Beyond the timeless creative wealth that traditional craft creates, a conversation with one such craftsman – a handloom weaver – highlighted to me the value of crafts as a force of entrepreneurship. While talking about the world in general, his choices in life etc., he said that the strongest reason for him to stick to his family’s handloom tradition was the fact that he was an entrepreneur. He was his own boss, not reporting to anyone else, and his fortunes not subject to the whims and fancies of some better-educated higher-up in “a company”. To him, the sense of dignity from creating his own products and running his own trade was far more important than ‘earning more in a safe job’. An important learning to keep in mind during these times of hectic corporatization of Indian business.

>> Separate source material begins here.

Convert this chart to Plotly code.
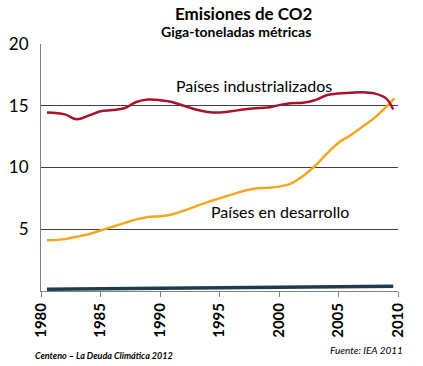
import plotly.graph_objects as go

ind_years = [1980.5, 1982, 1983, 1984, 1985, 1986, 1987, 1988, 1989, 1990, 1991, 1992, 1993, 1994, 1995,
             1996, 1997, 1998, 1999, 2000, 2001, 2002, 2003, 2004, 2005, 2006, 2007, 2008, 2009, 2009.6]
ind_values = [14.45, 14.3, 13.9, 14.2, 14.55, 14.65, 14.8, 15.3, 15.5, 15.45, 15.3, 15.0, 14.7, 14.5, 14.45,
              14.55, 14.7, 14.8, 14.85, 15.05, 15.2, 15.25, 15.45, 15.85, 16.0, 16.05, 16.1, 16.0, 15.6, 14.7]

dev_years = [1980.5, 1982, 1983, 1984, 1985, 1986, 1987, 1988, 1989, 1990, 1991, 1992, 1993, 1994, 1995,
             1996, 1997, 1998, 1999, 2000, 2001, 2002, 2003, 2004, 2005, 2006, 2007, 2008, 2009, 2009.7]
dev_values = [4.1, 4.2, 4.4, 4.6, 4.9, 5.2, 5.5, 5.8, 6.0, 6.05, 6.2, 6.5, 6.85, 7.2, 7.5,
              7.8, 8.1, 8.3, 8.35, 8.45, 8.7, 9.3, 10.1, 11.1, 12.0, 12.6, 13.3, 14.0, 14.9, 15.6]

other_years = [1980.5, 1990, 2000, 2009.6]
other_values = [0.15, 0.22, 0.3, 0.38]

x_ticks = [1980, 1985, 1990, 1995, 2000, 2005, 2010]
y_ticks = [5, 10, 15, 20]

FONT = "Lato"

fig = go.Figure()
fig.add_trace(go.Scatter(x=other_years, y=other_values, mode="lines",
                         line=dict(color="#1e3d4c", width=3.5, shape="spline"), showlegend=False))
fig.add_trace(go.Scatter(x=dev_years, y=dev_values, mode="lines",
                         line=dict(color="#f4a623", width=2.5, shape="spline"), showlegend=False))
fig.add_trace(go.Scatter(x=ind_years, y=ind_values, mode="lines",
                         line=dict(color="#a8122f", width=2.5, shape="spline"), showlegend=False))

fig.update_layout(
    width=423, height=366,
    margin=dict(l=41, r=25, t=44, b=75),
    paper_bgcolor="white", plot_bgcolor="white",
    font=dict(family=FONT, color="black"),
    xaxis=dict(range=[1980, 2010], tickvals=x_ticks, ticktext=[str(v) for v in x_ticks],
               tickangle=-90, tickfont=dict(size=15, family=FONT, color="black", weight="bold"),
               showgrid=False, showline=True, linecolor="#808080", linewidth=1,
               ticks="outside", ticklen=5, tickcolor="#808080", zeroline=False, automargin=False),
    yaxis=dict(range=[0, 20], tickvals=y_ticks, tickfont=dict(size=17, family=FONT, color="black"),
               showgrid=True, gridcolor="#404040", gridwidth=1,
               showline=True, linecolor="#808080", linewidth=1, ticks="", zeroline=False,
               ticklabelstandoff=8, automargin=False),
    annotations=[
        dict(text="<b>Emisiones de CO2</b>", x=244, y=13, showarrow=False,
             xanchor="center", font=dict(size=17, family=FONT)),
        dict(text="<b>Giga-toneladas métricas</b>", x=236, y=32, showarrow=False,
             xanchor="center", font=dict(size=14, family=FONT)),
        dict(text="Países industrializados", x=1991.2, y=16.6, xref="x", yref="y", showarrow=False,
             xanchor="left", yanchor="middle", font=dict(size=16, family=FONT)),
        dict(text="Países en desarrollo", x=1994.1, y=6.4, xref="x", yref="y", showarrow=False,
             xanchor="left", yanchor="middle", font=dict(size=16, family=FONT)),
        dict(text="<b><i>Centeno – La Deuda Climática 2012</i></b>", x=33, y=355, showarrow=False,
             xanchor="left", font=dict(size=9, family=FONT)),
        dict(text="<i>Fuente: IEA 2011</i>", x=405, y=350, showarrow=False,
             xanchor="right", font=dict(size=10, family=FONT)),
    ],
)

# convert pixel-positioned annotations to paper coords
pw, ph = 423 - 41 - 25, 366 - 44 - 75
for a in fig.layout.annotations:
    if a.xref != "x":
        px, py = a.x, a.y
        a.xref = "paper"; a.yref = "paper"
        a.x = (px - 41) / pw
        a.y = (366 - 75 - py) / ph
        a.yanchor = "middle"

fig.write_html("out.html", config={"displayModeBar": False},
               post_script="document.body.style.margin='0';")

The other aspect that is specifically important to the fashion / lifestyle products sector is the diversity of product base and the product development edge it provides the industry. The product development, design and merchandising capability is a backbone for the lifestyle / fashion / soft goods industry in India, that keeps it in the global competitive arena despite wheezing infrastructure, rising costs and other competitive inefficiencies.